[TASK TO COMPLETE]
Quote the whole listing exactly. Leave the pictures out of your copy.
•••••
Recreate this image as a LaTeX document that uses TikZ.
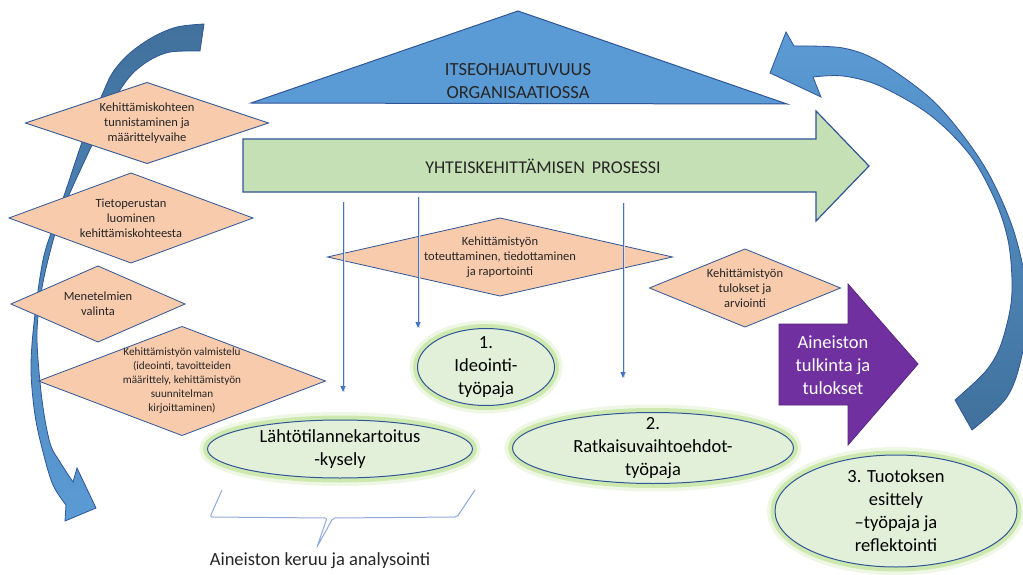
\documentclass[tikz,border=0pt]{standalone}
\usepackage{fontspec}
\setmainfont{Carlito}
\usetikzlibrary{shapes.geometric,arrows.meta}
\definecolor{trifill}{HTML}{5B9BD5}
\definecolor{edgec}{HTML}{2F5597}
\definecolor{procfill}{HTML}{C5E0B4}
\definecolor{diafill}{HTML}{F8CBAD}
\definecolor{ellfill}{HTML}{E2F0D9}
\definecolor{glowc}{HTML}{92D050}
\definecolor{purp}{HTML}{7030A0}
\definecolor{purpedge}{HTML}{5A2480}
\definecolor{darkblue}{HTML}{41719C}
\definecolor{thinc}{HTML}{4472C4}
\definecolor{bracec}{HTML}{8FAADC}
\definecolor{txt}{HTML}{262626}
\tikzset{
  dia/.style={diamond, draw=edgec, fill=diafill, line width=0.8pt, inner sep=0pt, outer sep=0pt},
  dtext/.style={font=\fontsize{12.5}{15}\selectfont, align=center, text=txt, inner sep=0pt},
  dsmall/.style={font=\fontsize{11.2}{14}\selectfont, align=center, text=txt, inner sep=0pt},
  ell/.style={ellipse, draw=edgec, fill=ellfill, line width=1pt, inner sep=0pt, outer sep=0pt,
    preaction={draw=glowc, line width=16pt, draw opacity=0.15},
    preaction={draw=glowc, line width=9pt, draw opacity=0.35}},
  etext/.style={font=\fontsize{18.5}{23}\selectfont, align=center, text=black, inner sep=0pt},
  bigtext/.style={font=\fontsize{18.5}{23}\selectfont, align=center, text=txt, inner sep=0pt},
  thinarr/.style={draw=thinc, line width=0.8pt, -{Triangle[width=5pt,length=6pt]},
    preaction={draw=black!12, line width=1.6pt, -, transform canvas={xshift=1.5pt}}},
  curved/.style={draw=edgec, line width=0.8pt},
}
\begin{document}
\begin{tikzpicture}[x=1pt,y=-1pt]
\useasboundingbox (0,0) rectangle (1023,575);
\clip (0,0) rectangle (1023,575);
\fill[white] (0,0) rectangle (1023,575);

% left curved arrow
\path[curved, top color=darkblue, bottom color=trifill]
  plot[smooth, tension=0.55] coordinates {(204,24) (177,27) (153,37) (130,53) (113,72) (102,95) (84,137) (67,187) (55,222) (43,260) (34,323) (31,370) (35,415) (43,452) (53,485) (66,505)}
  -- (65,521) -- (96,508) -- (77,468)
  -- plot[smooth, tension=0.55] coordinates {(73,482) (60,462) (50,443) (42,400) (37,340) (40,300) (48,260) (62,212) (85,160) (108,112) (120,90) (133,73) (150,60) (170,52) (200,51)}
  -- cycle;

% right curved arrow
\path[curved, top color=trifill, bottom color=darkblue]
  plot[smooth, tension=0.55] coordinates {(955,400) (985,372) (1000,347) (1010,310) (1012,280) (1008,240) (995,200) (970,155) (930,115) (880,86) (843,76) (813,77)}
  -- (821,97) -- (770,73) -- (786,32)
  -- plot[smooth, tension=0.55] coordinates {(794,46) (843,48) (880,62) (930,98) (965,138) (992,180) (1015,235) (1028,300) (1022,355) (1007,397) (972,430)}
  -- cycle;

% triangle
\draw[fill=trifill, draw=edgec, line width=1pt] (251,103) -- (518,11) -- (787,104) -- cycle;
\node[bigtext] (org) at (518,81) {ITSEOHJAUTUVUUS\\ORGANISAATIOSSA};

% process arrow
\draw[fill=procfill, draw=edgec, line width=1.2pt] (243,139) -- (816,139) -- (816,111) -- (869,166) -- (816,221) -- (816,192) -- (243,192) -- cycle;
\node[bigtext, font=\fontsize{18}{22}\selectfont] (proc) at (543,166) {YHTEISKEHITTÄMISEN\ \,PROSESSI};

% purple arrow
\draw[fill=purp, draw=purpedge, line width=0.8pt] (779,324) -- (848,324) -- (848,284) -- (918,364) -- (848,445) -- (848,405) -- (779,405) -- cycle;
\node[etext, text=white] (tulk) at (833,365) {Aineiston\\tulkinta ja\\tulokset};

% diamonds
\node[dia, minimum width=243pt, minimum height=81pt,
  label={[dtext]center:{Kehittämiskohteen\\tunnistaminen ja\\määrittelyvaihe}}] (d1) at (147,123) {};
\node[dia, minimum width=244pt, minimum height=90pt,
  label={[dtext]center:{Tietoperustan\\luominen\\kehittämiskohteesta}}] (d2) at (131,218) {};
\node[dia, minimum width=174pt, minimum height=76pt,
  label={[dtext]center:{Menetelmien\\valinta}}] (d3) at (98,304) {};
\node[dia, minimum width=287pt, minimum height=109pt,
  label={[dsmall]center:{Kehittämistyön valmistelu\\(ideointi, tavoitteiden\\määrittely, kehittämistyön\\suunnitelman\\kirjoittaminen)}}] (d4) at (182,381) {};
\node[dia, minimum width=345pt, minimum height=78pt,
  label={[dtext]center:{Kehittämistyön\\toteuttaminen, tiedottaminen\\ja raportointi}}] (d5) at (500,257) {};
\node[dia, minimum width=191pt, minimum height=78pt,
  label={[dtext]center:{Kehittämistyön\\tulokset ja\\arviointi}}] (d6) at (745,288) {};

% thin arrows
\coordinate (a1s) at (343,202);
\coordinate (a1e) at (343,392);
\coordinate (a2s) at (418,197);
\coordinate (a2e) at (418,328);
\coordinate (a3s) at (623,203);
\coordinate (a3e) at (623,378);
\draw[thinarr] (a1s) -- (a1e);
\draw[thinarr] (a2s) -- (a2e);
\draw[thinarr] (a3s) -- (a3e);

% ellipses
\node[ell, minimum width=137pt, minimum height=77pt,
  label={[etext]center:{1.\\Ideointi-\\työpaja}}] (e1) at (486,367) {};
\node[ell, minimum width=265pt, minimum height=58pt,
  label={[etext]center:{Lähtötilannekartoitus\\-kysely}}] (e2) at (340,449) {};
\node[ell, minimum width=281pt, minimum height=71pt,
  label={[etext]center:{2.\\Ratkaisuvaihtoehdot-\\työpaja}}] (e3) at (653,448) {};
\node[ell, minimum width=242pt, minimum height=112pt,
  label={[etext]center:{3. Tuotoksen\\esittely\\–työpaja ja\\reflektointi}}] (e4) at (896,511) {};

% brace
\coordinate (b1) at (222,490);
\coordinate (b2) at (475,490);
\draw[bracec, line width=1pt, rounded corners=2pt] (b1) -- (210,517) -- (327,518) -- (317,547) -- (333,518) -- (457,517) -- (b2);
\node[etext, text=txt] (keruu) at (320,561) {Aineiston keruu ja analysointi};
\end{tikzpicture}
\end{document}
•••••
[TASK SOLUTION]
Recreate this image as a LaTeX document that uses TikZ.
\documentclass[tikz,border=0pt]{standalone}
\usepackage{fontspec}
\setmainfont{Carlito}
\usetikzlibrary{shapes.geometric,arrows.meta}
\definecolor{trifill}{HTML}{5B9BD5}
\definecolor{edgec}{HTML}{2F5597}
\definecolor{procfill}{HTML}{C5E0B4}
\definecolor{diafill}{HTML}{F8CBAD}
\definecolor{ellfill}{HTML}{E2F0D9}
\definecolor{glowc}{HTML}{92D050}
\definecolor{purp}{HTML}{7030A0}
\definecolor{purpedge}{HTML}{5A2480}
\definecolor{darkblue}{HTML}{41719C}
\definecolor{thinc}{HTML}{4472C4}
\definecolor{bracec}{HTML}{8FAADC}
\definecolor{txt}{HTML}{262626}
\tikzset{
  dia/.style={diamond, draw=edgec, fill=diafill, line width=0.8pt, inner sep=0pt, outer sep=0pt},
  dtext/.style={font=\fontsize{12.5}{15}\selectfont, align=center, text=txt, inner sep=0pt},
  dsmall/.style={font=\fontsize{11.2}{14}\selectfont, align=center, text=txt, inner sep=0pt},
  ell/.style={ellipse, draw=edgec, fill=ellfill, line width=1pt, inner sep=0pt, outer sep=0pt,
    preaction={draw=glowc, line width=16pt, draw opacity=0.15},
    preaction={draw=glowc, line width=9pt, draw opacity=0.35}},
  etext/.style={font=\fontsize{18.5}{23}\selectfont, align=center, text=black, inner sep=0pt},
  bigtext/.style={font=\fontsize{18.5}{23}\selectfont, align=center, text=txt, inner sep=0pt},
  thinarr/.style={draw=thinc, line width=0.8pt, -{Triangle[width=5pt,length=6pt]},
    preaction={draw=black!12, line width=1.6pt, -, transform canvas={xshift=1.5pt}}},
  curved/.style={draw=edgec, line width=0.8pt},
}
\begin{document}
\begin{tikzpicture}[x=1pt,y=-1pt]
\useasboundingbox (0,0) rectangle (1023,575);
\clip (0,0) rectangle (1023,575);
\fill[white] (0,0) rectangle (1023,575);

% left curved arrow
\path[curved, top color=darkblue, bottom color=trifill]
  plot[smooth, tension=0.55] coordinates {(204,24) (177,27) (153,37) (130,53) (113,72) (102,95) (84,137) (67,187) (55,222) (43,260) (34,323) (31,370) (35,415) (43,452) (53,485) (66,505)}
  -- (65,521) -- (96,508) -- (77,468)
  -- plot[smooth, tension=0.55] coordinates {(73,482) (60,462) (50,443) (42,400) (37,340) (40,300) (48,260) (62,212) (85,160) (108,112) (120,90) (133,73) (150,60) (170,52) (200,51)}
  -- cycle;

% right curved arrow
\path[curved, top color=trifill, bottom color=darkblue]
  plot[smooth, tension=0.55] coordinates {(955,400) (985,372) (1000,347) (1010,310) (1012,280) (1008,240) (995,200) (970,155) (930,115) (880,86) (843,76) (813,77)}
  -- (821,97) -- (770,73) -- (786,32)
  -- plot[smooth, tension=0.55] coordinates {(794,46) (843,48) (880,62) (930,98) (965,138) (992,180) (1015,235) (1028,300) (1022,355) (1007,397) (972,430)}
  -- cycle;

% triangle
\draw[fill=trifill, draw=edgec, line width=1pt] (251,103) -- (518,11) -- (787,104) -- cycle;
\node[bigtext] (org) at (518,81) {ITSEOHJAUTUVUUS\\ORGANISAATIOSSA};

% process arrow
\draw[fill=procfill, draw=edgec, line width=1.2pt] (243,139) -- (816,139) -- (816,111) -- (869,166) -- (816,221) -- (816,192) -- (243,192) -- cycle;
\node[bigtext, font=\fontsize{18}{22}\selectfont] (proc) at (543,166) {YHTEISKEHITTÄMISEN\ \,PROSESSI};

% purple arrow
\draw[fill=purp, draw=purpedge, line width=0.8pt] (779,324) -- (848,324) -- (848,284) -- (918,364) -- (848,445) -- (848,405) -- (779,405) -- cycle;
\node[etext, text=white] (tulk) at (833,365) {Aineiston\\tulkinta ja\\tulokset};

% diamonds
\node[dia, minimum width=243pt, minimum height=81pt,
  label={[dtext]center:{Kehittämiskohteen\\tunnistaminen ja\\määrittelyvaihe}}] (d1) at (147,123) {};
\node[dia, minimum width=244pt, minimum height=90pt,
  label={[dtext]center:{Tietoperustan\\luominen\\kehittämiskohteesta}}] (d2) at (131,218) {};
\node[dia, minimum width=174pt, minimum height=76pt,
  label={[dtext]center:{Menetelmien\\valinta}}] (d3) at (98,304) {};
\node[dia, minimum width=287pt, minimum height=109pt,
  label={[dsmall]center:{Kehittämistyön valmistelu\\(ideointi, tavoitteiden\\määrittely, kehittämistyön\\suunnitelman\\kirjoittaminen)}}] (d4) at (182,381) {};
\node[dia, minimum width=345pt, minimum height=78pt,
  label={[dtext]center:{Kehittämistyön\\toteuttaminen, tiedottaminen\\ja raportointi}}] (d5) at (500,257) {};
\node[dia, minimum width=191pt, minimum height=78pt,
  label={[dtext]center:{Kehittämistyön\\tulokset ja\\arviointi}}] (d6) at (745,288) {};

% thin arrows
\coordinate (a1s) at (343,202);
\coordinate (a1e) at (343,392);
\coordinate (a2s) at (418,197);
\coordinate (a2e) at (418,328);
\coordinate (a3s) at (623,203);
\coordinate (a3e) at (623,378);
\draw[thinarr] (a1s) -- (a1e);
\draw[thinarr] (a2s) -- (a2e);
\draw[thinarr] (a3s) -- (a3e);

% ellipses
\node[ell, minimum width=137pt, minimum height=77pt,
  label={[etext]center:{1.\\Ideointi-\\työpaja}}] (e1) at (486,367) {};
\node[ell, minimum width=265pt, minimum height=58pt,
  label={[etext]center:{Lähtötilannekartoitus\\-kysely}}] (e2) at (340,449) {};
\node[ell, minimum width=281pt, minimum height=71pt,
  label={[etext]center:{2.\\Ratkaisuvaihtoehdot-\\työpaja}}] (e3) at (653,448) {};
\node[ell, minimum width=242pt, minimum height=112pt,
  label={[etext]center:{3. Tuotoksen\\esittely\\–työpaja ja\\reflektointi}}] (e4) at (896,511) {};

% brace
\coordinate (b1) at (222,490);
\coordinate (b2) at (475,490);
\draw[bracec, line width=1pt, rounded corners=2pt] (b1) -- (210,517) -- (327,518) -- (317,547) -- (333,518) -- (457,517) -- (b2);
\node[etext, text=txt] (keruu) at (320,561) {Aineiston keruu ja analysointi};
\end{tikzpicture}
\end{document}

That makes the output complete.